Serial killer John Wayne Gacy was responsible for sexually assaulting and killing a string of boys and young men in the 1970s -- in between dressing up as a clown and performing at children's parties and charity events.

But many of his victims were never identified, something that has always troubled law enforcement officers as well as families who have long wondered whether their missing loved one fell prey to Gacy.

Now, in a bid to provide answers for all involved, the remains of several of Gacy's unidentified victims are being exhumed and subjected to cutting-edge DNA technology.

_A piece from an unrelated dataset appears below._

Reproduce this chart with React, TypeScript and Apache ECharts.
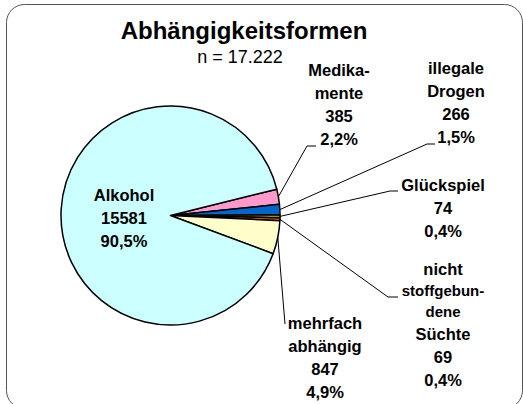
import React, { useEffect, useRef } from 'react';
import * as echarts from 'echarts';

const categories = ['Medikamente', 'illegale Drogen', 'Glückspiel', 'nicht stoffgebundene Süchte', 'mehrfach abhängig', 'Alkohol'];
const labelNameLines = [['Medika-', 'mente'], ['illegale', 'Drogen'], ['Glückspiel'], ['nicht', 'stoffgebun-', 'dene', 'Süchte'], ['mehrfach', 'abhängig'], ['Alkohol']];
const smallLines = ['stoffgebun-', 'dene'];
const values = [385, 266, 74, 69, 847, 15581];
const colors = ['#FF99CC', '#0066CC', '#999900', '#FF6600', '#FFFFCC', '#CCFFFF'];
const titleText = 'Abhängigkeitsformen';
const subtitleText = 'n = 17.222';

const FONT = "'Liberation Sans', Arial, sans-serif";

// label layout (positions only): center x, top y, elbow and end of leader line
const labelPos: { x: number; y: number; elbow?: number[]; end?: number[] }[] = [
  { x: 339, y: 58, elbow: [307, 146], end: [316, 146] },
  { x: 456, y: 56.5, elbow: [427, 144], end: [435, 144] },
  { x: 443, y: 173, elbow: [390, 191], end: [398, 191] },
  { x: 443, y: 257, elbow: [388, 297], end: [398, 297] },
  { x: 325, y: 311, elbow: [285, 324], end: [285, 324] },
  { x: 124, y: 183.5 },
];

export default function App() {
  const ref = useRef<HTMLDivElement>(null);
  useEffect(() => {
    if (!ref.current) return;
    const chart = echarts.init(ref.current, undefined, { renderer: 'svg' });
    const total = values.reduce((a, b) => a + b, 0);
    const cx = 170.5, cy = 215.5, R = 109.5, startAngle = 13.9;
    chart.setOption({
      animation: false,
      backgroundColor: '#fff',
      graphic: [
        {
          type: 'rect',
          shape: { x: 6.5, y: 4.5, width: 516, height: 404, r: 18 },
          style: { fill: 'none', stroke: '#555', lineWidth: 1 },
          silent: true,
        },
        {
          type: 'text',
          x: 244,
          y: 30.5,
          style: { text: titleText, align: 'center', verticalAlign: 'middle', font: "bold 24px 'Liberation Sans', Arial, sans-serif", fill: '#000' },
        },
        {
          type: 'text',
          x: 240,
          y: 56.5,
          style: { text: subtitleText, align: 'center', verticalAlign: 'middle', font: "18px 'Liberation Sans', Arial, sans-serif", fill: '#000' },
        },
      ],
      series: [
        {
          type: 'pie',
          radius: R,
          center: [cx, cy],
          startAngle,
          clockwise: true,
          avoidLabelOverlap: false,
          emphasis: { disabled: true },
          itemStyle: { borderColor: '#000', borderWidth: 1.5 },
          label: {
            show: true,
            position: 'outside',
            color: '#000',
            formatter: (p: any) => {
              const i = p.dataIndex;
              const pct = ((values[i] / total) * 100).toFixed(1).replace('.', ',') + '%';
              const nameParts = labelNameLines[i].map((l) => `{${smallLines.includes(l) ? 's' : 'b'}|${l}}`);
              return [...nameParts, `{b|${values[i]}}`, `{b|${pct}}`].join('\n');
            },
            rich: {
              b: { fontSize: 16.5, fontWeight: 'bold', lineHeight: 23, fontFamily: FONT, color: '#000', align: 'center' },
              s: { fontSize: 15, fontWeight: 'bold', lineHeight: 21, fontFamily: FONT, color: '#000', align: 'center' },
            },
          },
          labelLine: { show: true, length: 10, length2: 10, lineStyle: { color: '#000', width: 1 } },
          labelLayout: (params: any) => {
            const i = params.dataIndex;
            const L = labelPos[i];
            const out: any = { x: L.x, y: L.y, align: 'center', verticalAlign: 'top' };
            if (L.elbow && L.end) {
              let anchor = params.labelLinePoints && params.labelLinePoints[0];
              if (!anchor) {
                let before = 0;
                for (let k = 0; k < i; k++) before += values[k];
                const mid = startAngle - ((before + values[i] / 2) / total) * 360;
                const rad = (mid * Math.PI) / 180;
                anchor = [cx + R * Math.cos(rad), cy - R * Math.sin(rad)];
              }
              out.labelLinePoints = [anchor, L.elbow, L.end];
            }
            return out;
          },
          data: values.map((v, i) => ({
            value: v,
            name: categories[i],
            itemStyle: { color: colors[i] },
            ...(i === 5 ? { label: { position: 'inside' }, labelLine: { show: false } } : {}),
          })),
        },
      ],
    });
    return () => chart.dispose();
  }, []);
  return <div ref={ref} style={{ position: 'fixed', left: 0, top: 0, width: 523, height: 404 }} />;
}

Such tests weren't available back in the 1970s when Gacy was roaming the streets in and around Chicago looking for his next victim.

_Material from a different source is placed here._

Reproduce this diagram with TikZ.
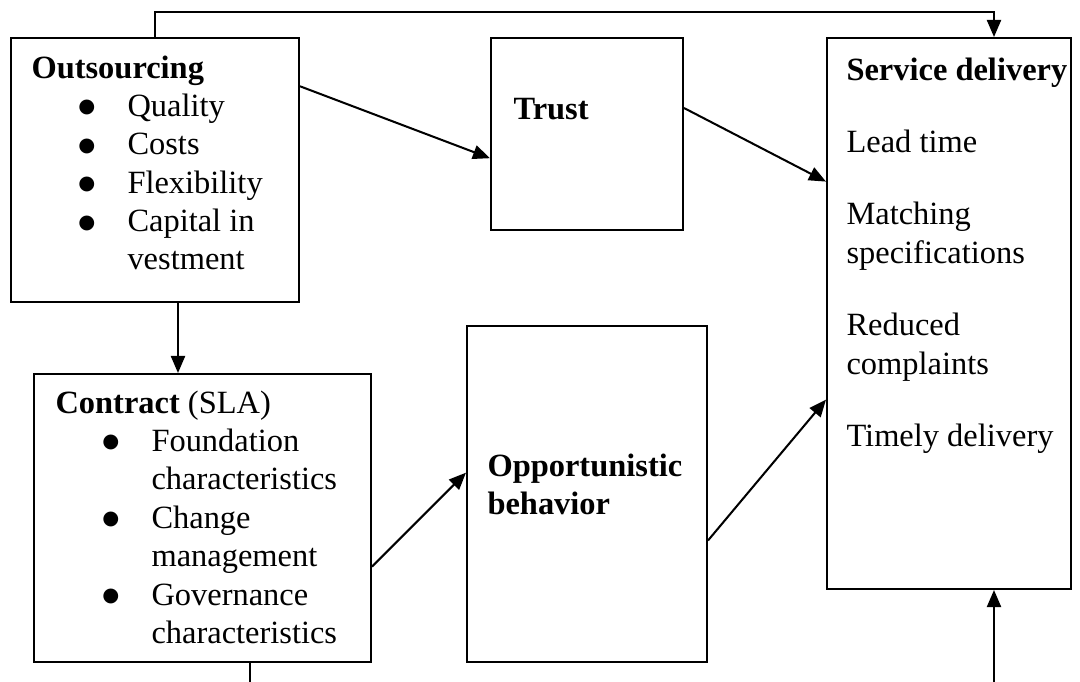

Relatives of young men who disappeared in the 1970s -- up until Gacy's 1978 arrest -- are urged to come forward and undergo a saliva test to help determine any DNA link to the skeletal remains found buried on Gacy's property or stowed in a crawl space in his Chicago-area home.

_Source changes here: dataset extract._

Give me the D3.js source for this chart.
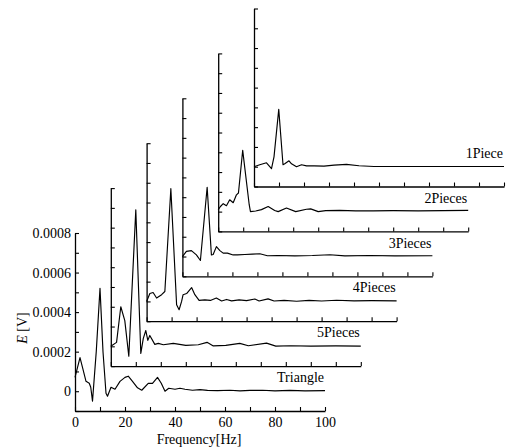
<!DOCTYPE html>
<html><head><meta charset="utf-8">
<script src="https://cdn.jsdelivr.net/npm/d3@7"></script>
<style>
body{margin:0;background:#fff}
svg{display:block}
text{font-family:"Liberation Serif","Times New Roman",serif;fill:#000}
</style>
</head><body>
<svg id="chart" width="510" height="448"></svg>
<script>
// ---- data (frequency in Hz, amplitude in V) ----
const seriesNames = ["Triangle", "5Pieces", "4Pieces", "3Pieces", "2Pieces", "1Piece"];

const triangleFreq = [0, 2, 3.2, 4.4, 5.7, 6.3, 7, 8.5, 10, 11.2, 12.4, 13, 14.4, 16, 18, 20, 21.3, 23, 25, 26.7, 29.3, 31, 33, 34.5, 36, 37.5, 40, 42, 44, 47, 50, 53, 57, 62, 66, 70, 75, 80, 86, 92, 100];
const triangleVal  = [0.00007, 0.00017, 0.00011, 0.00005, 0.00004, 0.00002, -0.00005, 0.0002, 0.00052, 0.0002, -0.00001, -0.000025, 0.00002, 0.00001, 0.00005, 0.00007, 0.000076, 0.00005, 0.000017, 0.000005, 0.00004, 0.00004, 0.00007, 0.00004, 0.0, 0.000015, 0.00001, 0.000015, 0.00001, 0.000005, 0.000008, 0.000004, 0.000003, 0.000005, 0.000002, 0.000004, 0.000005, 0.000002, 0.000004, 0.000002, 0.000003];

const fivePiecesFreq = [0, 2.3, 4, 5.6, 7.2, 10, 12, 13, 14, 14.8, 15.6, 17.6, 19, 21, 25, 30, 35, 38.5, 41, 46, 51.6, 55, 62.3, 66, 72, 80, 90, 100];
const fivePiecesVal  = [0.0, 0.00002, 0.0002, 0.00013, -0.00005, 0.00069, -0.000036, 0.00004, 0.00008, 0.00003, 0.000055, 0.00001, 0.000015, 0.000008, 0.000015, 0.000005, 0.000008, 0.00002, 0.000002, 0.000005, 0.000015, 0.000003, 0.000016, 0.000001, 0.000003, 0.000001, 0.000002, 0.000001];

const fourPiecesFreq = [0, 1.3, 2.6, 4, 6, 7.3, 9.7, 12, 13, 14, 14.6, 16, 18, 19.3, 21, 23.3, 25.5, 27.9, 30, 32, 34, 37, 40, 43.3, 45, 48.6, 51, 55, 60, 65, 70, 76, 83, 90, 100];
const fourPiecesVal  = [0.0, 0.00004, 0.000045, 0.000017, 0.000034, 0.00005, 0.00057, -0.000017, -0.000042, 0.0, 0.000034, 0.00004, 0.00007, 0.000034, 0.000005, 0.000008, 0.000005, 0.000017, 0.000002, 0.00001, 0.000003, 0.000008, 0.000004, 0.000012, 0.000002, 0.000013, 0.000002, 0.000005, 0.000001, 0.000005, 0.000002, 0.000006, 0.000003, 0.000004, 0.000003];

const threePiecesFreq = [0, 1.6, 3.6, 5.6, 7.2, 9.9, 11.6, 12.3, 13.6, 15, 16.3, 18, 20.3, 22, 25, 28, 31, 34, 38, 45, 52, 59, 65, 75, 85, 100];
const threePiecesVal  = [0.0, 0.000026, 0.00003, 0.000008, -0.00002, 0.00035, 0.000008, 0.00001, 0.00005, 0.00003, 0.000017, 0.000017, 0.000008, 0.000008, 0.00001, 0.000012, 0.000014, 0.000004, 0.000005, 0.000003, 0.000005, 0.000009, 0.000003, 0.000005, 0.000003, 0.000004];

const twoPiecesFreq = [0, 0.9, 2, 3.3, 4.6, 6, 7.3, 8.1, 9.8, 12.4, 12.9, 15, 17.3, 20, 22.6, 24, 27.3, 31, 35.3, 37, 40, 43, 48.6, 55, 62, 70, 80, 90, 100];
const twoPiecesVal  = [0.00001, 0.000026, 0.00004, 0.00003, 0.00006, 0.000045, 0.000085, 0.000094, 0.00031, 0.000035, 0.0, 0.000003, 0.00001, 0.000026, 0.000006, 0.0, 0.000018, 0.0, 0.000012, 0.000014, 0.0, 0.000005, 0.000006, 0.000004, 0.000004, 0.000005, 0.000004, 0.000005, 0.000006];

const onePieceFreq = [0, 2.3, 5, 7, 8, 9.9, 11.6, 12.3, 14, 15, 17, 19, 21, 24, 28, 32, 37, 42, 48, 60, 75, 90, 100];
const onePieceVal  = [0.0, 0.00001, 0.00002, -0.00001, 0.00005, 0.00029, 0.00001, 0.000015, 0.00003, 0.000015, 0.0, 0.00001, 0.000004, 0.000004, 0.000003, 0.000008, 0.000012, 0.000005, 0.000001, 0.000001, 0.000001, 0.000001, 0.000001];

const xTickValues = [0, 10, 20, 30, 40, 50, 60, 70, 80, 90, 100];
const xTickLabels = [0, 20, 40, 60, 80, 100];
const yTickValues = [-0.0001, 0, 0.0001, 0.0002, 0.0003, 0.0004, 0.0005, 0.0006, 0.0007, 0.0008];
const yTickLabels = [0, 0.0002, 0.0004, 0.0006, 0.0008];

const seriesFreqs = [triangleFreq, fivePiecesFreq, fourPiecesFreq, threePiecesFreq, twoPiecesFreq, onePieceFreq];
const seriesVals  = [triangleVal, fivePiecesVal, fourPiecesVal, threePiecesVal, twoPiecesVal, onePieceVal];

// ---- layout ----
const panelW = 250, panelH = 178;
const frontX = 75, frontTop = 233;
const stepX = 35.8, stepY = -44.9;

const svg = d3.select("#chart");
svg.append("rect").attr("width", 510).attr("height", 448).attr("fill", "#fff");

const x = d3.scaleLinear().domain([0, 100]).range([0, panelW]);
const y = d3.scaleLinear().domain([-0.0001, 0.0008]).range([panelH, 0]);

const line = d3.line().x(d => x(d[0])).y(d => y(d[1])).curve(d3.curveLinear);

for (let i = seriesNames.length - 1; i >= 0; i--) {
  const g = svg.append("g")
    .attr("transform", `translate(${frontX + i * stepX},${frontTop + i * stepY})`);
  const isFront = i === 0;

  const xAxis = d3.axisBottom(x).tickValues(xTickValues).tickSizeInner(-4).tickSizeOuter(0).tickPadding(6)
    .tickFormat(d => (isFront && xTickLabels.includes(d)) ? String(d) : "");
  const gx = g.append("g").attr("transform", `translate(0,${panelH})`).call(xAxis);

  const yAxis = d3.axisLeft(y).tickValues(yTickValues).tickSizeInner(-4).tickSizeOuter(0).tickPadding(4)
    .tickFormat(d => (isFront && yTickLabels.some(v => Math.abs(v - d) < 1e-9)) ? (Math.abs(d) < 1e-12 ? "0" : d.toFixed(4)) : "");
  const gy = g.append("g").call(yAxis);

  [gx, gy].forEach(a => {
    a.selectAll("path.domain").attr("stroke", "#000").attr("stroke-width", 1.3);
    a.selectAll(".tick line").attr("stroke", "#000").attr("stroke-width", 1.1);
    a.selectAll(".tick text").attr("font-size", 14).attr("font-family", '"Liberation Serif", serif').attr("fill", "#000");
  });

  const pts = seriesFreqs[i].map((f, k) => [f, seriesVals[i][k]]);
  g.append("path").datum(pts)
    .attr("fill", "none").attr("stroke", "#000").attr("stroke-width", 1.15)
    .attr("stroke-linejoin", "round")
    .attr("d", line);

  g.append("text")
    .attr("x", x(100) - 1).attr("y", y(0) - 9)
    .attr("text-anchor", "end").attr("font-size", 14)
    .text(seriesNames[i]);
}

// axis titles
svg.append("text")
  .attr("x", 199).attr("y", 444)
  .attr("text-anchor", "middle").attr("font-size", 14)
  .text("Frequency[Hz]");

const yt = svg.append("text")
  .attr("transform", "translate(27,328) rotate(-90)")
  .attr("text-anchor", "middle").attr("font-size", 14);
yt.append("tspan").attr("font-style", "italic").text("E");
yt.append("tspan").text(" [V]");
</script>
</body></html>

Authorities say it could help bring some finality to one of the worst serial killer cases on record. Gacy's case is responsible for helping to make the word "crawl space" a creepy term, and turning clowns into the stuff of nightmares.

Gacy was ultimately convicted of 33 murders. He was executed in 1994.

"Thank God for DNA. Now we can know with some real certainty," Clyde Snow, a forensic anthropologist who worked as a consultant to the Cook County medical examiner's office on the Gacy case, told the Chicago Tribune.

Detectives told the Associated Press that the passage of time might actually work in their favor: Some families who never reported the victims missing and never searched for them could be willing to do so now, a generation after Gacy's homosexuality and pattern of preying on vulnerable teens were splashed across newspapers all over the world.

"I'm hoping the stigma has lessened, that people can put family disagreements and biases against sexual orientation [and] drug use behind them to give these victims a name," Det. Jason Moran told the wire service.

In particular, there are eight unidentified bodies that authorities hope to give name to. But there's someone else looking for answers too: Sherry Marino. Her son Michael was labeled "body No. 14" among the skeletal remains found at Gacy's home. But a few things have always nagged at her, she told the Tribune. For one, the body was dressed in unfamiliar clothing. And it took examiners 18 months to identify him using dental records, a time lapse that Marino has always found odd.

Now, she is working with law enforcement officials to get some answers and is in the process of exhuming the body identified as her son, who had dreamed of becoming a musician when he grew up. He was 14 when he vanished.

"Mrs. Marino has been waiting some 35 years to finally determine whether this is in fact her son," her attorney Steven Becker told the Tribune.

And she's holding out for any shred of hope, Becker said, that authorities were mistaken and that her son might still be alive.